Compass Theatre Company, celebrating its 25th anniversary next year, founded its reputation on inventive small-cast stagings of Elizabethan classics and the bleaker edge of 20th century drama, most memorably in mid-1990s productions of such plays as Dr. Faustus and Endgame. Now closer to the mainstream, Neil Sissons, co-founder and director of all Compass’ productions, brings a thoughtful intelligence to more conventional productions.
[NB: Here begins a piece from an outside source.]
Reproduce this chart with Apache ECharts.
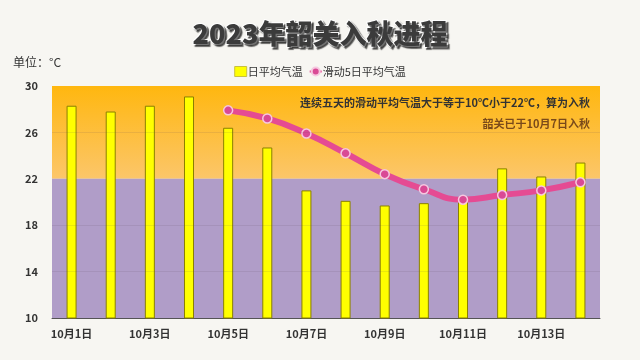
<!DOCTYPE html>
<html>
<head>
<meta charset="utf-8">
<script src="https://cdn.jsdelivr.net/npm/echarts@6/dist/echarts.min.js"></script>
<style>
html,body{margin:0;padding:0;background:#f7f6f2;}
#c{width:640px;height:360px;}
</style>
</head>
<body>
<div id="c"></div>
<script>
const categories = ['10月1日','10月2日','10月3日','10月4日','10月5日','10月6日','10月7日','10月8日','10月9日','10月10日','10月11日','10月12日','10月13日','10月14日'];
const dailyAvg = [28.3, 27.8, 28.3, 29.1, 26.4, 24.7, 21.0, 20.1, 19.7, 19.9, 20.1, 22.9, 22.2, 23.4];
const moving5 = [null, null, null, null, 27.9, 27.2, 25.9, 24.2, 22.4, 21.1, 20.2, 20.6, 21.0, 21.7];
const yMin = 10, yMax = 30, yInterval = 4;
const autumnUpper = 22;

const font = '"Noto Sans CJK SC", "Noto Sans", sans-serif';
const chart = echarts.init(document.getElementById('c'));
chart.setOption({
  backgroundColor: '#f7f6f2',
  animation: false,
  textStyle: { fontFamily: font },
  title: [
    { text: '2023年韶关入秋进程', left: 'center', top: 15,
      textStyle: { fontFamily: font, fontSize: 27, fontWeight: 900, color: '#3b3b3b',
        textBorderColor: '#ffffff', textBorderWidth: 2,
        textShadowColor: 'rgba(0,0,0,0.55)', textShadowOffsetX: 2, textShadowOffsetY: 2, textShadowBlur: 1 } },
    { text: '单位：°C', left: 8, top: 51,
      textStyle: { fontFamily: font, fontSize: 12, fontWeight: 'normal', color: '#333' } },
    { text: '连续五天的滑动平均气温大于等于10℃小于22℃，算为入秋', right: 45, top: 92,
      textStyle: { fontFamily: font, fontSize: 11, fontWeight: 'bold', color: '#333' } },
    { text: '韶关已于10月7日入秋', right: 45, top: 113,
      textStyle: { fontFamily: font, fontSize: 11, fontWeight: 'bold', color: '#7a4a1a' } }
  ],
  legend: {
    top: 61, left: 'center', itemGap: 6, itemWidth: 12, itemHeight: 10,
    data: [
      { name: '日平均气温', icon: 'rect', itemStyle: { color: '#ffff00', borderColor: '#c8c040', borderWidth: 1 } },
      { name: '滑动5日平均气温' }
    ],
    textStyle: { fontFamily: font, fontSize: 11, color: '#333', padding: [0, 0, 0, -4] }
  },
  grid: { left: 52, right: 40, top: 86, bottom: 42 },
  xAxis: {
    type: 'category', data: categories,
    axisLine: { lineStyle: { color: '#555', width: 1 } },
    axisTick: { show: false },
    axisLabel: { interval: 1, fontSize: 11, fontWeight: 'bold', color: '#333', margin: 10 }
  },
  yAxis: {
    type: 'value', min: yMin, max: yMax, interval: yInterval,
    axisLine: { show: false }, axisTick: { show: false },
    splitLine: { show: false },
    axisLabel: { fontSize: 11, fontWeight: 'bold', color: '#333', margin: 14 }
  },
  series: [
    {
      name: 'bg', type: 'line', data: categories.map(() => null), z: 0, silent: true,
      showSymbol: false,
      markArea: {
        silent: true,
        data: [
          [{ yAxis: autumnUpper, itemStyle: { color: new echarts.graphic.LinearGradient(0, 0, 0, 1, [
              { offset: 0, color: '#ffb70f' }, { offset: 1, color: '#fcc66a' }]) } }, { yAxis: yMax }],
          [{ yAxis: yMin, itemStyle: { color: '#b09dc8' } }, { yAxis: autumnUpper }]
        ]
      },
      markLine: {
        silent: true, symbol: 'none', label: { show: false },
        lineStyle: { color: 'rgba(90,70,90,0.12)', type: 'solid', width: 1 },
        data: [{ yAxis: 14 }, { yAxis: 18 }, { yAxis: 26 }]
      }
    },
    {
      name: '日平均气温', type: 'bar', data: dailyAvg, barWidth: 10, z: 2,
      itemStyle: { color: '#ffff00', borderColor: '#8a8000', borderWidth: 1 }
    },
    {
      name: '滑动5日平均气温', type: 'line', data: moving5, smooth: 0.5, z: 3,
      symbol: 'circle', symbolSize: 9,
      lineStyle: { color: '#e54b93', width: 6 },
      itemStyle: { color: '#d94a95', borderColor: '#f6c8e0', borderWidth: 1.5 }
    }
  ]
});
</script>
</body>
</html>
His production of The Seagull may not be full of memorable performances, but his control of tone and mood comes adrift only in the ill-judged exaggeration of Masha’s drunkenness in Act three. Otherwise he has confidence in the power of Chekhov’s apparently artless naturalism, as does Tom Stoppard whose 1997 version, used here, contains few of his usual verbal pyrotechnics.
In The Seagull, set on Sorin’s rundown estate, everyone lives on regrets: Medvedenko the schoolteacher is desperately poor, Trigorin the famous writer agonises over the greater reputation of Turgenev, the ageing Sorin laments a life not lived, and so on. The complications of love are less a triangle than a cat’s cradle. In the midst of all the impossible infatuations and hints of half-dead passions, the motor for the plot comes when Trigorin, lover of Sorin’s sister Arkadina, humiliates her son Konstantin, an aspiring writer, by capturing and destroying Nina, the actress whom he loves.
Jane Gurnett’s Arkadina, less a grande dame of the theatre than usual, exposes the deeply unpleasant self-absorption beneath the character’s superficial charm: the wilful attention-seeking of her response to Konstantin’s play is all too convincing. The Gertrude-Hamlet parallels of her relationship with Konstantin (Ben Hicks), never over-stated, are always potent. Emma Stansfield, as Nina, is more at home in her earlier scenes of unfettered and naïve enthusiasms than when seeking the tragic depths of Act four. Nicholas Asbury brings an easy intelligence to a rather low-key Trigorin, but the strength of the production lies in the ability of a well-balanced cast to create a coherent social group. All of them complain, “You’re so lucky” or “If you only knew…”, other people are all “tedious”, but the result is believable, moving and often amusing.
Liam Doona’s effective design keeps the lakeside before us throughout, while costume, switching from predominantly white to black, brings the chill of winter and the passage of time to Act four. Jason Taylor’s lighting, strong on sunset and shadow, complements the prevailing mood of a consistent production.